Exercise goal: Leaving the pictures out, print the lines from the first line of the listing through the line containing "(0,0) rectangle (768,1024);", exactly as they read, and no others.

Input rows:
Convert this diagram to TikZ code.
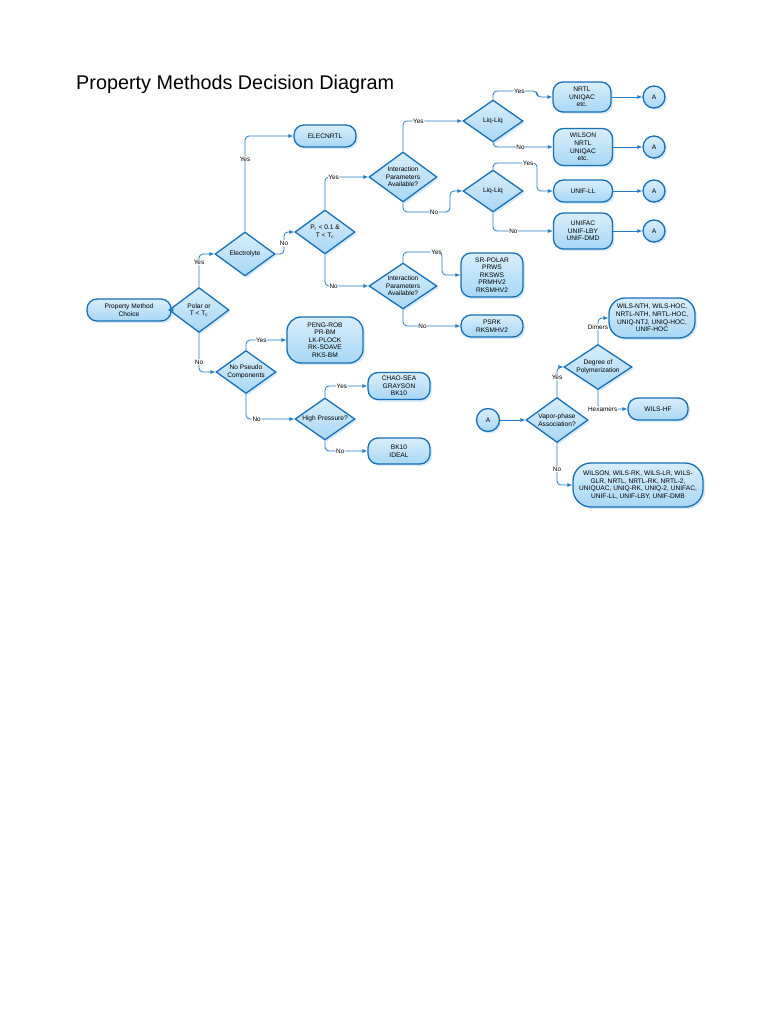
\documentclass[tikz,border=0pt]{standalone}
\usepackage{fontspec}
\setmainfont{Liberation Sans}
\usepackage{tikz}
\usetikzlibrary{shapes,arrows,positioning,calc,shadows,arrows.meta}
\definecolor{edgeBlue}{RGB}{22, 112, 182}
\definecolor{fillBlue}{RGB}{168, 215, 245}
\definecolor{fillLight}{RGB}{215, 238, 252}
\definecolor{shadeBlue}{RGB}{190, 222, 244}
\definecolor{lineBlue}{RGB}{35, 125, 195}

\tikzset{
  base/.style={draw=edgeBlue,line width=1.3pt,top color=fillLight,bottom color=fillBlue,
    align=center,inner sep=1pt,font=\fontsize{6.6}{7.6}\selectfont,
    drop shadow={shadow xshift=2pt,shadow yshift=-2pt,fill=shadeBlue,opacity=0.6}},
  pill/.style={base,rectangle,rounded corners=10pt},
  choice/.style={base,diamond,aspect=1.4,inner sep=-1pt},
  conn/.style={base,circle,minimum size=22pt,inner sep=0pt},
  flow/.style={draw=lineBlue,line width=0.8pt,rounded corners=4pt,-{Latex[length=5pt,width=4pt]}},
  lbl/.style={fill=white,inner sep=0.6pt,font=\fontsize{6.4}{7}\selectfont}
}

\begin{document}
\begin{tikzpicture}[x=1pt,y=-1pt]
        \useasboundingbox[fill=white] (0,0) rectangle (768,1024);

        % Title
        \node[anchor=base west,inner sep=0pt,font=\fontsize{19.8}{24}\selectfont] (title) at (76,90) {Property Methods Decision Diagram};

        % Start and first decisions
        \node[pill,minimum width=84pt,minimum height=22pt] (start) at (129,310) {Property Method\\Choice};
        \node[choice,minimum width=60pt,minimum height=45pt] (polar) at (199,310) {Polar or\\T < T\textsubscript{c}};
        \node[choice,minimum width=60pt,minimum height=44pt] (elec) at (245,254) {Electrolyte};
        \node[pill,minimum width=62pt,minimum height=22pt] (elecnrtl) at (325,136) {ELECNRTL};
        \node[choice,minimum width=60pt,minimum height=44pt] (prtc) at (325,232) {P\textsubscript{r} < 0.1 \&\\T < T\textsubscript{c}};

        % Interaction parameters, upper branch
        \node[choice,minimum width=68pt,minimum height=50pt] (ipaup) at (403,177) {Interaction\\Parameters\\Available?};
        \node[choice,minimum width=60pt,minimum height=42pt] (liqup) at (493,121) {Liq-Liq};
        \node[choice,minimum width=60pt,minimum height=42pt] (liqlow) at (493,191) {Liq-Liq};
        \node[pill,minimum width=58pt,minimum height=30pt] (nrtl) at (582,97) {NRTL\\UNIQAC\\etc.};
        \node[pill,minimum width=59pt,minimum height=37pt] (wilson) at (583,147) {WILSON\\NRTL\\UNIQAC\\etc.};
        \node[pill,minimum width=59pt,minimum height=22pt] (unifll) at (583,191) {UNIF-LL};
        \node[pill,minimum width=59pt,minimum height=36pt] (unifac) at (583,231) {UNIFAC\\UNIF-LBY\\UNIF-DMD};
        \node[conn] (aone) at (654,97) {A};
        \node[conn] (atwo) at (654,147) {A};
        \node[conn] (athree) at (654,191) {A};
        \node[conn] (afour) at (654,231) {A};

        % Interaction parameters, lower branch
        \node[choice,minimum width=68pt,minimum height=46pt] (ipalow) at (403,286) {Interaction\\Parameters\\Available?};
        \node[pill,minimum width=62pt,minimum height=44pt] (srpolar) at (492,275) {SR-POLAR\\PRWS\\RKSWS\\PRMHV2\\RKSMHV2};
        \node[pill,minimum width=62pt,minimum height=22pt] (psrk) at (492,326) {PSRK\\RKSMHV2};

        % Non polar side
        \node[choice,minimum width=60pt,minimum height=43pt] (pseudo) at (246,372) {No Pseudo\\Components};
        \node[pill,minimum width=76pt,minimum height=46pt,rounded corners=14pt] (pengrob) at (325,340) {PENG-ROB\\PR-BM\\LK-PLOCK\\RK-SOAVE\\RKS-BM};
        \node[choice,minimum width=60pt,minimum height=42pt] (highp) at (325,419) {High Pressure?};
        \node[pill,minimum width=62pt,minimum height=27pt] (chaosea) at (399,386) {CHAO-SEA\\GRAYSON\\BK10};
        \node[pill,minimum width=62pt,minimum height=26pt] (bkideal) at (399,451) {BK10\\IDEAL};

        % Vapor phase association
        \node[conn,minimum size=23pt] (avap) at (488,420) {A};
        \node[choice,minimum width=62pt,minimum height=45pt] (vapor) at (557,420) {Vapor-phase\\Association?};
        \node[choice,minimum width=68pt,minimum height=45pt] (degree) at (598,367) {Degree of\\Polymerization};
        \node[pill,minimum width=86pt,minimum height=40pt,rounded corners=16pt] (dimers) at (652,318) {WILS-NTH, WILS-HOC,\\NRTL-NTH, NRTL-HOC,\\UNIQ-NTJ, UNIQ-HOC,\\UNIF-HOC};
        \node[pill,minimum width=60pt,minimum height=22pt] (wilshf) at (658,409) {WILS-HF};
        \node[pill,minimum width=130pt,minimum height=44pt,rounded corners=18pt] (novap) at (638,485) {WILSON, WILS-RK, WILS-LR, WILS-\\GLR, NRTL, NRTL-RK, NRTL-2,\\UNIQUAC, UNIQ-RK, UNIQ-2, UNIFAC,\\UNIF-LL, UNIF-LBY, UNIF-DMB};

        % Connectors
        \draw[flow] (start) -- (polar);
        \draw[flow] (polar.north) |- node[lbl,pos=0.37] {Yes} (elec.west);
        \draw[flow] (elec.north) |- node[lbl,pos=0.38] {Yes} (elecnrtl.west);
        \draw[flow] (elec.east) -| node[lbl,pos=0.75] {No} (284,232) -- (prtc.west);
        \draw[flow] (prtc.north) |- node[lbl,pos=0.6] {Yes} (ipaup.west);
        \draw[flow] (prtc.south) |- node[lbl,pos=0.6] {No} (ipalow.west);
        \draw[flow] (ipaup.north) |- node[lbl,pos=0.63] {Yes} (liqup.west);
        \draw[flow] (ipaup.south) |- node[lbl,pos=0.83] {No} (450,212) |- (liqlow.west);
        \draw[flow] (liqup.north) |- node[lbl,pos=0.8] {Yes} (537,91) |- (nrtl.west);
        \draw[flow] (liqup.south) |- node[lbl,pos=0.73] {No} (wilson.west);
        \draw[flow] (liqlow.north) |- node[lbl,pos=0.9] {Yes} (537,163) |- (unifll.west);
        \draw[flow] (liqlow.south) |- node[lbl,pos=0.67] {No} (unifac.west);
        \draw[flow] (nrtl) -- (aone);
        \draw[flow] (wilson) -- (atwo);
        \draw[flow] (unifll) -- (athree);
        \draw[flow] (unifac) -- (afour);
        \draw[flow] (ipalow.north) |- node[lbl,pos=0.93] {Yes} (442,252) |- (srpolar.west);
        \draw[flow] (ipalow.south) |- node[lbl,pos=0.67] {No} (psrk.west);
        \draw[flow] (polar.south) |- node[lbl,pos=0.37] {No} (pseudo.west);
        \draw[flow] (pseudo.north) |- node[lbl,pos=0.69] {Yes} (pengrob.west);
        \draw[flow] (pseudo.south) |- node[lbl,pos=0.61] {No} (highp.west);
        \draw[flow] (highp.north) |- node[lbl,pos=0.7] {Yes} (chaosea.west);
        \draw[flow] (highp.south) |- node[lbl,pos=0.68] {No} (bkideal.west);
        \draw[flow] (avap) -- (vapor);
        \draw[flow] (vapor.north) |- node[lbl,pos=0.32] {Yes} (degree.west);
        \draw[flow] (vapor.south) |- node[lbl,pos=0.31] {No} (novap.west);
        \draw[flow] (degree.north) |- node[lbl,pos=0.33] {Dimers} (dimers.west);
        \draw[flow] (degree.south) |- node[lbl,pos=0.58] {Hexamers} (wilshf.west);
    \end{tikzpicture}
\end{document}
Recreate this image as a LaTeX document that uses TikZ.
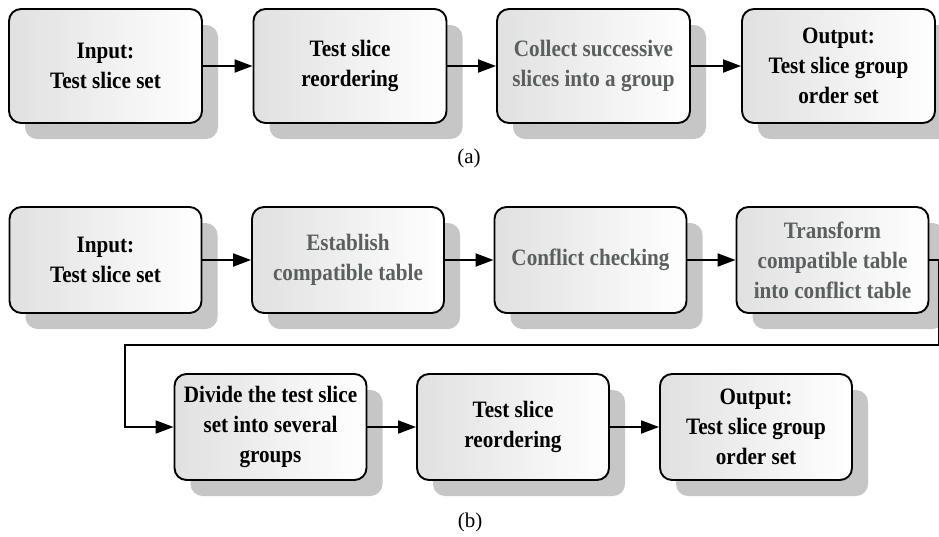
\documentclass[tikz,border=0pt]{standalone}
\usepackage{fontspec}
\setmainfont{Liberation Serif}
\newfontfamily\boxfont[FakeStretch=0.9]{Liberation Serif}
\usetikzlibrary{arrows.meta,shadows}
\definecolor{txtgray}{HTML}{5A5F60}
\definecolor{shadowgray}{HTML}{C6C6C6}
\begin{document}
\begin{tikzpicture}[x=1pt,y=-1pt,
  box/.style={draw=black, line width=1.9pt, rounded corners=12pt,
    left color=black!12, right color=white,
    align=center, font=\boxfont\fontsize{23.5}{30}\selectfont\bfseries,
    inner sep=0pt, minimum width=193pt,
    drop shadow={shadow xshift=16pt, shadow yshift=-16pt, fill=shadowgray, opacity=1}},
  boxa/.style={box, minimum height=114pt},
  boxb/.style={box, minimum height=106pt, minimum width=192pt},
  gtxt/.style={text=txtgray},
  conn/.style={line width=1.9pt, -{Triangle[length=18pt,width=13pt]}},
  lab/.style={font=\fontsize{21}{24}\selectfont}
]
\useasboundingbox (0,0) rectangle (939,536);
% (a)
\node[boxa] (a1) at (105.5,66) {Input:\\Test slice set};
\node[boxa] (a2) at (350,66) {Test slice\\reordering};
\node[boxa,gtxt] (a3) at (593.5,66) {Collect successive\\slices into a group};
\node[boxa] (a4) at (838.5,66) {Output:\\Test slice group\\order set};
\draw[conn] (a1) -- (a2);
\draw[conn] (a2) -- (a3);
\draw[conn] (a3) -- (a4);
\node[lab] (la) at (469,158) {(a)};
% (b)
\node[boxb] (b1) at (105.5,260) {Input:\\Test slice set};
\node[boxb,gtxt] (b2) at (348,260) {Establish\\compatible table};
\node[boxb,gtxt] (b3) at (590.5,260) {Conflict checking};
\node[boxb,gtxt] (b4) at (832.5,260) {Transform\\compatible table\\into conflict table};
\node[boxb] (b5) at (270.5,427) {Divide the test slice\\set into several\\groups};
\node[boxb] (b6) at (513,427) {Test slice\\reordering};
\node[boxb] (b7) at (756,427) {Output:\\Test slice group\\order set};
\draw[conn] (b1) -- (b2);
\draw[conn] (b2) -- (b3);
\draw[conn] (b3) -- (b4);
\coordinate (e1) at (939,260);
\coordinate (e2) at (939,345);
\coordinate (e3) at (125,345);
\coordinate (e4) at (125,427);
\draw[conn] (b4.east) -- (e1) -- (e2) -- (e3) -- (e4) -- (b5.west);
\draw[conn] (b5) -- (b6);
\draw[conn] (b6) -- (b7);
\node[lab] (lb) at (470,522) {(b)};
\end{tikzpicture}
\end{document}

Solution to this problem:
Convert this diagram to TikZ code.
\documentclass[tikz,border=0pt]{standalone}
\usepackage{fontspec}
\setmainfont{Liberation Sans}
\usepackage{tikz}
\usetikzlibrary{shapes,arrows,positioning,calc,shadows,arrows.meta}
\definecolor{edgeBlue}{RGB}{22, 112, 182}
\definecolor{fillBlue}{RGB}{168, 215, 245}
\definecolor{fillLight}{RGB}{215, 238, 252}
\definecolor{shadeBlue}{RGB}{190, 222, 244}
\definecolor{lineBlue}{RGB}{35, 125, 195}

\tikzset{
  base/.style={draw=edgeBlue,line width=1.3pt,top color=fillLight,bottom color=fillBlue,
    align=center,inner sep=1pt,font=\fontsize{6.6}{7.6}\selectfont,
    drop shadow={shadow xshift=2pt,shadow yshift=-2pt,fill=shadeBlue,opacity=0.6}},
  pill/.style={base,rectangle,rounded corners=10pt},
  choice/.style={base,diamond,aspect=1.4,inner sep=-1pt},
  conn/.style={base,circle,minimum size=22pt,inner sep=0pt},
  flow/.style={draw=lineBlue,line width=0.8pt,rounded corners=4pt,-{Latex[length=5pt,width=4pt]}},
  lbl/.style={fill=white,inner sep=0.6pt,font=\fontsize{6.4}{7}\selectfont}
}

\begin{document}
\begin{tikzpicture}[x=1pt,y=-1pt]
        \useasboundingbox[fill=white] (0,0) rectangle (768,1024);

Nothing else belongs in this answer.